The largest example of new construction around Norton is Stater Bros. Markets headquarters. The grocery chain’s 2.3million-square-foot facility opened in 2007 on what was the most blighted part of the former Norton Air Force Base.

The $325 million Stater Bros. headquarters and other facilities housing distribution centers for Kohl’s, Mattel and Pep Boys have contributed to the rising property values and new tax revenues that have gone to airport construction.

In terms of capital investments, San Bernardino International Airport is almost complete. The airport has a new terminal, tens of millions invested into new concrete and a new U.S. Customs and Border Protection facility.

For months, the terminal has looked like an airport that’s ready for action – minus the people. Airport managers boast that its ticketing counters have technology that would allow any airline’s employees to quickly go to work and call up their company’s flight schedule.

Television monitors are queued up to show snapshots of Southern California locales, and there are four jetway gates in place on the terminal’s second level.

Behind the scenes, there’s a state-of-the-art mission room equipped with the latest in communications gear, in case airport managers ever have to contend with a real-live crisis.

Building a full-service commercial airport hasn’t come cheap.

The Airport Authority spent $60 million during the past six years on runway and taxiway work, including $15 million on a single job to pour new concrete 30 inches deep in order to improve a taxiway that SBIA managers say could otherwise not support the weight of modern jets.

The commercial passenger terminal cost $86 million, a fuel farm cost $12 million and $36 million in federal money went for road improvements on Tippecanoe and Central avenues.

There’s also an additional $12 million to be spent on rebuilding an old rail bridge for automobile traffic in order to create a link to the airport from the 10 Freeway via Mountain View Avenue.

Still waiting for flights

Using IVDA revenues for construction means the airport will be able to operate at lower costs than other Southern California airfields, local officials said.

The airport hasn’t had to borrow big money for capital investments and won’t have to pass the costs of debt service on to airlines through its landing fees.

The upshot is that SBIA’s managers are betting on the airline industry’s troubles to attract carriers to San Bernardino.

“In my view, it’s money.
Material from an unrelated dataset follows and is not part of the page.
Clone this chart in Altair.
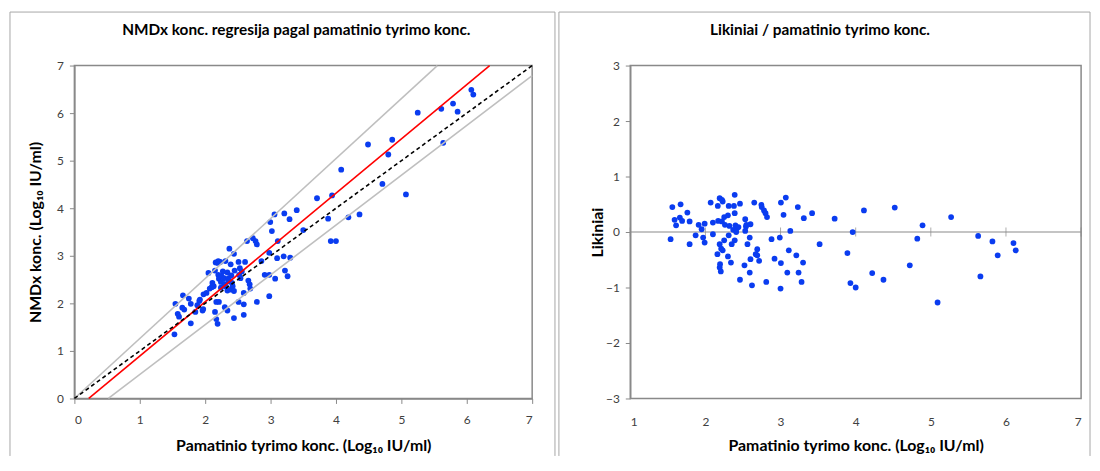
import altair as alt
import pandas as pd

# ---- Left panel: reference (x) vs NMDx (y), log10 IU/ml ----
ref_x = [1.53, 1.545, 1.58, 1.60, 1.66, 1.65, 1.68, 1.75, 1.78, 1.78, 1.85, 1.88, 1.91, 1.92, 1.975, 1.96, 1.97,
         2.02, 2.05, 2.07, 2.10, 2.11, 2.13, 2.15, 2.15, 2.16, 2.17, 2.19, 2.20, 2.21, 2.17, 2.19, 2.20, 2.21, 2.23,
         2.24, 2.24, 2.25, 2.27, 2.29, 2.29, 2.30, 2.31, 2.31, 2.34, 2.34, 2.34, 2.36, 2.36, 2.37, 2.39, 2.39, 2.40,
         2.41, 2.42, 2.44, 2.44, 2.44, 2.45, 2.51, 2.51, 2.52, 2.53, 2.54, 2.56, 2.59, 2.59, 2.61, 2.59, 2.64, 2.66,
         2.68, 2.69, 2.73, 2.77, 2.79, 2.79, 2.86, 2.91, 2.98, 2.98, 2.98, 2.995, 3.02, 3.06, 3.07, 3.10, 3.11, 3.20,
         3.21, 3.22, 3.26, 3.29, 3.30, 3.40, 3.50, 3.71, 3.88, 3.94, 3.92, 4.00, 4.08, 4.19, 4.36, 4.49, 4.71, 4.80,
         4.86, 5.07, 5.25, 5.61, 5.64, 5.79, 5.86, 6.07, 6.10]
nmdx_y = [1.35, 1.99, 1.78, 1.72, 2.17, 1.91, 1.87, 2.10, 1.99, 1.58, 1.82, 1.96, 2.05, 2.08, 2.19, 1.85, 1.88,
          2.22, 2.64, 2.31, 2.34, 2.43, 2.36, 2.69, 1.82, 2.86, 2.03, 2.85, 2.89, 2.03, 1.67, 1.57, 2.60, 2.52, 2.87,
          2.45, 2.33, 2.57, 2.67, 2.41, 2.53, 1.92, 2.89, 2.36, 1.85, 2.27, 2.65, 2.46, 2.53, 3.15, 2.82, 2.29, 2.59,
          2.43, 2.36, 1.69, 2.26, 3.04, 2.69, 2.87, 2.03, 2.60, 2.74, 2.53, 2.67, 1.98, 2.22, 2.87, 1.76, 3.31, 2.48,
          2.40, 2.31, 3.37, 3.31, 3.24, 2.03, 2.89, 2.60, 2.60, 2.15, 3.06, 3.71, 3.52, 3.87, 2.52, 2.95, 3.31, 2.99,
          3.89, 2.69, 2.57, 3.77, 2.96, 3.96, 3.54, 4.21, 3.78, 4.27, 3.31, 3.31, 4.81, 3.81, 3.87, 5.34, 4.51, 5.13,
          5.44, 4.29, 6.01, 6.09, 5.375, 6.20, 6.03, 6.49, 6.39]

# reference lines (endpoints): identity, regression, and the two bounds
ident_x = [0, 7]
ident_y = [0, 7]
reg_x = [0.22, 6.35]
reg_y = [0, 7]
upper_x = [0, 5.55]
upper_y = [0, 7]
lower_x = [0.52, 7]
lower_y = [0, 6.79]

# ---- Right panel: residuals vs reference ----
res_x = [1.537, 1.56, 1.59, 1.61, 1.66, 1.67, 1.69, 1.76, 1.79, 1.79, 1.87, 1.91, 1.95, 1.97, 1.99, 1.99, 2.07,
         2.10, 2.10, 2.16, 2.165, 2.17, 2.19, 2.19, 2.19, 2.195, 2.205, 2.21, 2.22, 2.22, 2.23, 2.23, 2.25, 2.25,
         2.26, 2.30, 2.30, 2.31, 2.31, 2.32, 2.34, 2.35, 2.37, 2.38, 2.39, 2.39, 2.39, 2.40, 2.41, 2.42, 2.44, 2.46,
         2.46, 2.52, 2.53, 2.53, 2.54, 2.545, 2.56, 2.59, 2.59, 2.60, 2.60, 2.62, 2.65, 2.67, 2.69, 2.69, 2.715,
         2.745, 2.75, 2.78, 2.80, 2.82, 2.81, 2.88, 2.92, 2.99, 3.00, 3.005, 3.005, 3.04, 3.07, 3.09, 3.11, 3.13,
         3.21, 3.23, 3.24, 3.28, 3.30, 3.31, 3.42, 3.52, 3.72, 3.89, 3.93, 3.96, 4.00, 4.11, 4.22, 4.37, 4.52, 4.72,
         4.82, 4.89, 5.09, 5.27, 5.63, 5.66, 5.82, 5.89, 6.10, 6.13]
res_y = [-0.13, 0.45, 0.22, 0.12, 0.26, 0.50, 0.20, 0.35, -0.22, 0.19, -0.06, 0.13, 0.05, -0.10, -0.19, 0.15, 0.53,
         -0.04, 0.17, -0.40, 0.47, 0.20, 0.61, -0.22, -0.64, -0.58, -0.71, -0.30, 0.58, 0.19, 0.55, -0.33, -0.15, 0.27,
         0.13, -0.44, 0.30, 0.47, -0.06, 0.11, -0.55, -0.22, 0.04, 0.47, 0.67, 0.34, -0.15, 0.12, 0.00, 0.07, 0.09, 0.51,
         -0.86, -0.60, 0.02, 0.23, 0.10, 0.13, -0.22, -0.73, -0.10, -0.49, 0.14, -0.96, 0.53, -0.40, -0.31, -0.42, -0.52,
         0.49, 0.45, 0.39, 0.34, 0.27, -0.90, -0.13, -0.48, -0.10, -1.02, 0.53, -0.56, 0.31, 0.62, -0.73, -0.33, 0.02,
         -0.42, 0.45, -0.73, -0.90, -0.55, 0.25, 0.34, -0.22, 0.24, -0.38, -0.92, 0.00, -1.00, 0.39, -0.74, -0.86, 0.44, -0.60,
         -0.12, 0.12, -1.27, 0.27, -0.07, -0.80, -0.17, -0.42, -0.20, -0.33]
tick_x = [1, 2, 3, 4, 5, 6, 7]

FONT = "Lato"
GRAY = "#898989"
FRAME = "#a6a6a6"
LABEL = "#404040"
BLUE = "#0a3cf0"
W1, W2, H = 462, 455, 336

scatter_df = pd.DataFrame({"x": ref_x, "y": nmdx_y})
lines_df = pd.DataFrame({
    "x": ident_x + reg_x + upper_x + lower_x,
    "y": ident_y + reg_y + upper_y + lower_y,
    "line": ["ident"] * 2 + ["reg"] * 2 + ["upper"] * 2 + ["lower"] * 2,
})
res_df = pd.DataFrame({"x": res_x, "y": res_y})
zero_df = pd.DataFrame({"x": [1, 7], "y": [0, 0]})
ticks_df = pd.DataFrame({"x": tick_x, "y": [0] * len(tick_x)})
one = pd.DataFrame({"k": [0]})

xtitle = "Pamatinio tyrimo konc. (Log₁₀ IU/ml)"
TOP = -54
BOTTOM = 394


def frame_layers(left, right, top, bottom):
    base = alt.Chart(one).mark_rule(color=FRAME, strokeWidth=1)
    return [
        base.encode(x=alt.value(left), y=alt.value(top), y2=alt.value(bottom)),
        base.encode(x=alt.value(right), y=alt.value(top), y2=alt.value(bottom)),
        base.encode(x=alt.value(left), x2=alt.value(right), y=alt.value(top)),
    ]


# ---------------- left panel ----------------
lx = alt.X("x:Q", scale=alt.Scale(domain=[0, 7], nice=False),
           axis=alt.Axis(values=list(range(8)), format="d", title=xtitle, tickSize=5, labelPadding=11,
                         titlePadding=13, grid=False))
ly = alt.Y("y:Q", scale=alt.Scale(domain=[0, 7], nice=False),
           axis=alt.Axis(values=list(range(8)), format="d", title="NMDx konc. (Log₁₀ IU/ml)", tickSize=5,
                         labelPadding=6, titlePadding=13, grid=False))

pts_left = alt.Chart(scatter_df).mark_circle(size=34, color=BLUE, opacity=1).encode(x=lx, y=ly)
bounds = alt.Chart(lines_df).transform_filter(
    alt.FieldOneOfPredicate(field="line", oneOf=["upper", "lower"])
).mark_line(color="#bfbfbf", strokeWidth=1.6).encode(x="x:Q", y="y:Q", detail="line:N")
regline = alt.Chart(lines_df).transform_filter(alt.datum.line == "reg").mark_line(
    color="#ff0000", strokeWidth=1.6).encode(x="x:Q", y="y:Q")
identline = alt.Chart(lines_df).transform_filter(alt.datum.line == "ident").mark_line(
    color="#000000", strokeWidth=1.6, strokeDash=[4, 3]).encode(x="x:Q", y="y:Q")

left = alt.layer(
    pts_left, bounds, regline, identline, *frame_layers(-65, 485, TOP, BOTTOM)
).properties(
    width=W1, height=H,
    title=alt.TitleParams("NMDx konc. regresija pagal pamatinio tyrimo konc.", anchor="middle",
                          frame="group", dx=-7, offset=-27),
)

# ---------------- right panel ----------------
rx = alt.X("x:Q", scale=alt.Scale(domain=[1, 7], nice=False),
           axis=alt.Axis(values=list(range(1, 8)), format="d", title=xtitle, ticks=False, tickSize=0,
                         domain=False, labelPadding=18, titlePadding=11, grid=False))
ry = alt.Y("y:Q", scale=alt.Scale(domain=[-3, 3], nice=False),
           axis=alt.Axis(values=list(range(-3, 4)), format="d", title="Likiniai", tickSize=5, labelPadding=6,
                         titlePadding=0, grid=False))

zero_line = alt.Chart(zero_df).mark_line(color=GRAY, strokeWidth=1.2).encode(x=rx, y=ry)
zero_ticks = alt.Chart(ticks_df).mark_tick(color=GRAY, orient="vertical", size=9, thickness=1).encode(
    x="x:Q", y="y:Q")
pts_right = alt.Chart(res_df).mark_circle(size=34, color=BLUE, opacity=1).encode(x="x:Q", y="y:Q")

right = alt.layer(
    zero_line, zero_ticks, pts_right, *frame_layers(-72, 464, TOP, BOTTOM)
).properties(
    width=W2, height=H,
    title=alt.TitleParams("Likiniai / pamatinio tyrimo konc.", anchor="middle", frame="group",
                          dx=-36, offset=-27),
)

chart = alt.hconcat(left, right, spacing=0, padding=0).configure(
    font=FONT, background="white"
).configure_view(
    stroke=GRAY, strokeWidth=1.5
).configure_axis(
    labelFont=FONT, labelFontSize=12, labelColor=LABEL, titleFont=FONT, titleFontSize=16,
    titleFontWeight="bold", titleColor="#000000", domainColor=GRAY, domainWidth=1.5,
    tickColor=GRAY, tickWidth=1
).configure_title(
    font=FONT, fontSize=15.5, fontWeight="bold", color="#000000"
)

chart.save("out.html", embed_options={"renderer": "svg", "actions": False})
Because airlines are dying, every penny matters,” said Donald Rogers, SBIA’s interim executive director.

Still, success or failure remains an open question.

Using complicated assumptions, airport officials estimate they’ll need 15 commercial flights a day to break even.

In 2008, airport officials said they expected passenger service to be offered by the end of that year. Public expressions of optimism continued to be made in 2009, when word from the top held that SBIA would announce a deal with an airline in that year.

But no airline has yet fired up its PR machine and spread word of new flights to and from San Bernardino. Airport officials have consistently said they are near a deal but cannot name names because airlines want the prerogative to make their own announcements.

“Everything is going as good as can be expected. We’re just fighting a tough economy right now,” Assistant Airport Director Michael Burrows said.

One thing that is known is that SBIA officials have been looking beyond the United States to find an airline.

Mayor Morris said he spent time during a November 2008 trade mission to Mexico City talking with Mexican business figures about the possibilities of direct international flights to and from San Bernardino.

“We have lots of movement,” Morris said. “I can’t tell you about it because they are ongoing negotiations.”

Thus far, the most visible airplanes at SBIA are possibly the red-and-silver airtankers that fill up on fire retardant at the U.S. Forest Service base there when nearby mountains or foothills are on fire.